→ **Your objective**:
Restate the whole listing word for word. Pictures are left out.

→ **Recorded data**:
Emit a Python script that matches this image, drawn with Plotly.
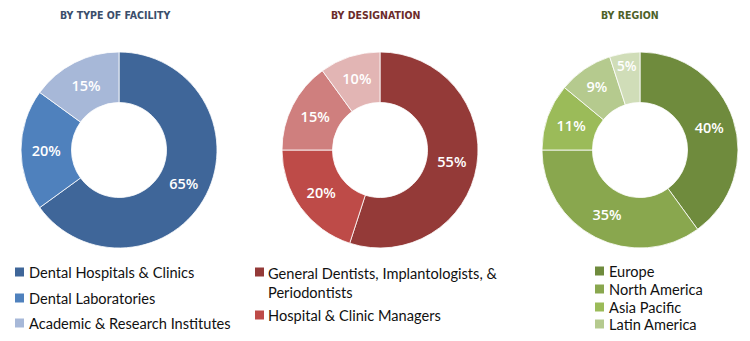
import plotly.graph_objects as go

W, H = 750, 341

facility_labels = ["Dental Hospitals & Clinics", "Dental Laboratories", "Academic & Research Institutes"]
facility_values = [65, 20, 15]
facility_colors = ["#3F6699", "#4F81BD", "#A7B8D8"]

designation_labels = ["General Dentists, Implantologists, &<br>Periodontists", "Hospital & Clinic Managers", "Other 1", "Other 2"]
designation_values = [55, 20, 15, 10]
designation_colors = ["#943A38", "#BE4B48", "#CF7F7E", "#E2B5B4"]
designation_legend_count = 2

region_labels = ["Europe", "North America", "Asia Pacific", "Latin America", "Rest of the World"]
region_values = [40, 35, 11, 9, 5]
region_colors = ["#6F8B3D", "#89A74E", "#9BBB59", "#B5CA8E", "#D0DDB8"]
region_legend_count = 4

titles = ["BY TYPE OF FACILITY", "BY DESIGNATION", "BY REGION"]
title_colors = ["#3B4E6B", "#6B2C2B", "#4E6128"]


def px(x):
    return x / W


def py(y):
    return 1 - y / H


fig = go.Figure()

pies = [
    (facility_labels, facility_values, facility_colors, 119),
    (designation_labels, designation_values, designation_colors, 380),
    (region_labels, region_values, region_colors, 640),
]
cy, r = 150, 98
for labels, values, colors, cx in pies:
    fig.add_trace(go.Pie(
        labels=labels, values=values, sort=False, direction="clockwise", rotation=0,
        hole=0.485,
        marker=dict(colors=colors, line=dict(color="white", width=0.8)),
        texttemplate="%{value}%", textposition="inside", insidetextorientation="horizontal",
        textfont=dict(family="Open Sans", size=14.5, color="white", weight=600),
        domain=dict(x=[px(cx - r), px(cx + r)], y=[py(cy + r), py(cy - r)]),
        showlegend=False, hoverinfo="label+value",
    ))

title_x = [115, 376, 630]
for t, c, x in zip(titles, title_colors, title_x):
    fig.add_annotation(text=t, x=px(x), y=py(15), xref="paper", yref="paper",
                       showarrow=False, xanchor="center", yanchor="middle",
                       font=dict(family="DejaVu Sans Condensed, sans-serif",
                                 size=10.5, color=c, weight="bold"))

legend_font = dict(family="Lato, Open Sans, sans-serif", size=14.6, color="#111111")


def add_legend(labels, colors, mx, tx, ys):
    for lab, col, y in zip(labels, colors, ys):
        fig.add_shape(type="rect", xref="paper", yref="paper",
                      x0=px(mx), x1=px(mx + 9), y0=py(y + 4.5), y1=py(y - 4.5),
                      fillcolor=col, line=dict(width=0))
        fig.add_annotation(text=lab, x=px(tx), y=py(y), xref="paper", yref="paper",
                           showarrow=False, xanchor="left", yanchor="middle" if "<br>" not in lab else "top",
                           yshift=0 if "<br>" not in lab else 9,
                           align="left", font=legend_font)


add_legend(facility_labels, facility_colors, 15, 27, [272, 298, 323])
add_legend(designation_labels[:designation_legend_count], designation_colors, 255, 266, [272, 315])
add_legend(region_labels[:region_legend_count], region_colors, 595, 607, [271, 289, 307, 324])

fig.update_layout(width=W, height=H, margin=dict(l=0, r=0, t=0, b=0),
                  paper_bgcolor="white", plot_bgcolor="white")
fig.write_html("out.html")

→ **Completed exercise**:
Emit a Python script that matches this image, drawn with Plotly.
import plotly.graph_objects as go

W, H = 750, 341

facility_labels = ["Dental Hospitals & Clinics", "Dental Laboratories", "Academic & Research Institutes"]
facility_values = [65, 20, 15]
facility_colors = ["#3F6699", "#4F81BD", "#A7B8D8"]

designation_labels = ["General Dentists, Implantologists, &<br>Periodontists", "Hospital & Clinic Managers", "Other 1", "Other 2"]
designation_values = [55, 20, 15, 10]
designation_colors = ["#943A38", "#BE4B48", "#CF7F7E", "#E2B5B4"]
designation_legend_count = 2

region_labels = ["Europe", "North America", "Asia Pacific", "Latin America", "Rest of the World"]
region_values = [40, 35, 11, 9, 5]
region_colors = ["#6F8B3D", "#89A74E", "#9BBB59", "#B5CA8E", "#D0DDB8"]
region_legend_count = 4

titles = ["BY TYPE OF FACILITY", "BY DESIGNATION", "BY REGION"]
title_colors = ["#3B4E6B", "#6B2C2B", "#4E6128"]


def px(x):
    return x / W


def py(y):
    return 1 - y / H


fig = go.Figure()

pies = [
    (facility_labels, facility_values, facility_colors, 119),
    (designation_labels, designation_values, designation_colors, 380),
    (region_labels, region_values, region_colors, 640),
]
cy, r = 150, 98
for labels, values, colors, cx in pies:
    fig.add_trace(go.Pie(
        labels=labels, values=values, sort=False, direction="clockwise", rotation=0,
        hole=0.485,
        marker=dict(colors=colors, line=dict(color="white", width=0.8)),
        texttemplate="%{value}%", textposition="inside", insidetextorientation="horizontal",
        textfont=dict(family="Open Sans", size=14.5, color="white", weight=600),
        domain=dict(x=[px(cx - r), px(cx + r)], y=[py(cy + r), py(cy - r)]),
        showlegend=False, hoverinfo="label+value",
    ))

title_x = [115, 376, 630]
for t, c, x in zip(titles, title_colors, title_x):
    fig.add_annotation(text=t, x=px(x), y=py(15), xref="paper", yref="paper",
                       showarrow=False, xanchor="center", yanchor="middle",
                       font=dict(family="DejaVu Sans Condensed, sans-serif",
                                 size=10.5, color=c, weight="bold"))

legend_font = dict(family="Lato, Open Sans, sans-serif", size=14.6, color="#111111")


def add_legend(labels, colors, mx, tx, ys):
    for lab, col, y in zip(labels, colors, ys):
        fig.add_shape(type="rect", xref="paper", yref="paper",
                      x0=px(mx), x1=px(mx + 9), y0=py(y + 4.5), y1=py(y - 4.5),
                      fillcolor=col, line=dict(width=0))
        fig.add_annotation(text=lab, x=px(tx), y=py(y), xref="paper", yref="paper",
                           showarrow=False, xanchor="left", yanchor="middle" if "<br>" not in lab else "top",
                           yshift=0 if "<br>" not in lab else 9,
                           align="left", font=legend_font)


add_legend(facility_labels, facility_colors, 15, 27, [272, 298, 323])
add_legend(designation_labels[:designation_legend_count], designation_colors, 255, 266, [272, 315])
add_legend(region_labels[:region_legend_count], region_colors, 595, 607, [271, 289, 307, 324])

fig.update_layout(width=W, height=H, margin=dict(l=0, r=0, t=0, b=0),
                  paper_bgcolor="white", plot_bgcolor="white")
fig.write_html("out.html")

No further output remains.